## Stated exercise
Retype the listing that follows, word for word.

## Provided material
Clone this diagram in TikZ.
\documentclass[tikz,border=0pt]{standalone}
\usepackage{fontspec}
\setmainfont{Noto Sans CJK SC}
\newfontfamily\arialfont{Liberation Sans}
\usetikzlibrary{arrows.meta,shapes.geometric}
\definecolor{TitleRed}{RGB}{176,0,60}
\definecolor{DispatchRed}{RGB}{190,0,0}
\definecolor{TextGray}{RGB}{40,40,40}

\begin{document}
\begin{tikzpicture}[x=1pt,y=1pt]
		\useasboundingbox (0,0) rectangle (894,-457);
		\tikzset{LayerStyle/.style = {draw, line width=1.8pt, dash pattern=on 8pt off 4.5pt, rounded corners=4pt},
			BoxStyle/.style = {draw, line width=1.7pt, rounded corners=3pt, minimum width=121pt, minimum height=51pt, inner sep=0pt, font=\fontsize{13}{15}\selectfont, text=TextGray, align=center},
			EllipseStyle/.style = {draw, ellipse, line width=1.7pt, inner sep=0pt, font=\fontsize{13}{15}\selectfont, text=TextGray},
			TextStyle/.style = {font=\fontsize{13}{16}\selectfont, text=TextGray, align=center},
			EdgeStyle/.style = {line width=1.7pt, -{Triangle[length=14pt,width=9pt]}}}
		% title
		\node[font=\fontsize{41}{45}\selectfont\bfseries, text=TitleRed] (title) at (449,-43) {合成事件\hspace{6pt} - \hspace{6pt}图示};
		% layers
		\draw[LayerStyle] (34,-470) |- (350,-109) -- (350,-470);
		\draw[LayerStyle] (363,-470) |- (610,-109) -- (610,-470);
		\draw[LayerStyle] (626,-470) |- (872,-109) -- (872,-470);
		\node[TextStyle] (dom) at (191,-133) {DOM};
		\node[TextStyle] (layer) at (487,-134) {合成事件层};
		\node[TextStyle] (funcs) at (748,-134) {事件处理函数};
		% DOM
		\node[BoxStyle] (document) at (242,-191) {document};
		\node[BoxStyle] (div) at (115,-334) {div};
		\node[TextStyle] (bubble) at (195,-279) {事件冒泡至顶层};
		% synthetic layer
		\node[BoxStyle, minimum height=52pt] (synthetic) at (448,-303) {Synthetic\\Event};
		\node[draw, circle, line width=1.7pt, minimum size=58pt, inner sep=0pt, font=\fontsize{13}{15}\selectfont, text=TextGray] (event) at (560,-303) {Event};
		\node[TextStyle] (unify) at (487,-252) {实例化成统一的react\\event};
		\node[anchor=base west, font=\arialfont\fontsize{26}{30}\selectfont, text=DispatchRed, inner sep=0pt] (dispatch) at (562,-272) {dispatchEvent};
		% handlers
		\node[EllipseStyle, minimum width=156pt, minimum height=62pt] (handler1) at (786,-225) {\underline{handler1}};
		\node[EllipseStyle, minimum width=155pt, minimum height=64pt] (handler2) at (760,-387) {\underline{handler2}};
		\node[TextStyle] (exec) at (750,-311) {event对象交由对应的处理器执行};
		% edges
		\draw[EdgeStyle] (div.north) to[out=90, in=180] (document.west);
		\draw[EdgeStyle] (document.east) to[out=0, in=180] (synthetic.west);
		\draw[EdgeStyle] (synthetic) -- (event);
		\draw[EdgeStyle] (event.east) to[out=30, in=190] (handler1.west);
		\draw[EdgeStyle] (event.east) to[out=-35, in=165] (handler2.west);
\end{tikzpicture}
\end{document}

## Result of this exercise
Clone this diagram in TikZ.
\documentclass[tikz,border=0pt]{standalone}
\usepackage{fontspec}
\setmainfont{Noto Sans CJK SC}
\newfontfamily\arialfont{Liberation Sans}
\usetikzlibrary{arrows.meta,shapes.geometric}
\definecolor{TitleRed}{RGB}{176,0,60}
\definecolor{DispatchRed}{RGB}{190,0,0}
\definecolor{TextGray}{RGB}{40,40,40}

\begin{document}
\begin{tikzpicture}[x=1pt,y=1pt]
		\useasboundingbox (0,0) rectangle (894,-457);
		\tikzset{LayerStyle/.style = {draw, line width=1.8pt, dash pattern=on 8pt off 4.5pt, rounded corners=4pt},
			BoxStyle/.style = {draw, line width=1.7pt, rounded corners=3pt, minimum width=121pt, minimum height=51pt, inner sep=0pt, font=\fontsize{13}{15}\selectfont, text=TextGray, align=center},
			EllipseStyle/.style = {draw, ellipse, line width=1.7pt, inner sep=0pt, font=\fontsize{13}{15}\selectfont, text=TextGray},
			TextStyle/.style = {font=\fontsize{13}{16}\selectfont, text=TextGray, align=center},
			EdgeStyle/.style = {line width=1.7pt, -{Triangle[length=14pt,width=9pt]}}}
		% title
		\node[font=\fontsize{41}{45}\selectfont\bfseries, text=TitleRed] (title) at (449,-43) {合成事件\hspace{6pt} - \hspace{6pt}图示};
		% layers
		\draw[LayerStyle] (34,-470) |- (350,-109) -- (350,-470);
		\draw[LayerStyle] (363,-470) |- (610,-109) -- (610,-470);
		\draw[LayerStyle] (626,-470) |- (872,-109) -- (872,-470);
		\node[TextStyle] (dom) at (191,-133) {DOM};
		\node[TextStyle] (layer) at (487,-134) {合成事件层};
		\node[TextStyle] (funcs) at (748,-134) {事件处理函数};
		% DOM
		\node[BoxStyle] (document) at (242,-191) {document};
		\node[BoxStyle] (div) at (115,-334) {div};
		\node[TextStyle] (bubble) at (195,-279) {事件冒泡至顶层};
		% synthetic layer
		\node[BoxStyle, minimum height=52pt] (synthetic) at (448,-303) {Synthetic\\Event};
		\node[draw, circle, line width=1.7pt, minimum size=58pt, inner sep=0pt, font=\fontsize{13}{15}\selectfont, text=TextGray] (event) at (560,-303) {Event};
		\node[TextStyle] (unify) at (487,-252) {实例化成统一的react\\event};
		\node[anchor=base west, font=\arialfont\fontsize{26}{30}\selectfont, text=DispatchRed, inner sep=0pt] (dispatch) at (562,-272) {dispatchEvent};
		% handlers
		\node[EllipseStyle, minimum width=156pt, minimum height=62pt] (handler1) at (786,-225) {\underline{handler1}};
		\node[EllipseStyle, minimum width=155pt, minimum height=64pt] (handler2) at (760,-387) {\underline{handler2}};
		\node[TextStyle] (exec) at (750,-311) {event对象交由对应的处理器执行};
		% edges
		\draw[EdgeStyle] (div.north) to[out=90, in=180] (document.west);
		\draw[EdgeStyle] (document.east) to[out=0, in=180] (synthetic.west);
		\draw[EdgeStyle] (synthetic) -- (event);
		\draw[EdgeStyle] (event.east) to[out=30, in=190] (handler1.west);
		\draw[EdgeStyle] (event.east) to[out=-35, in=165] (handler2.west);
\end{tikzpicture}
\end{document}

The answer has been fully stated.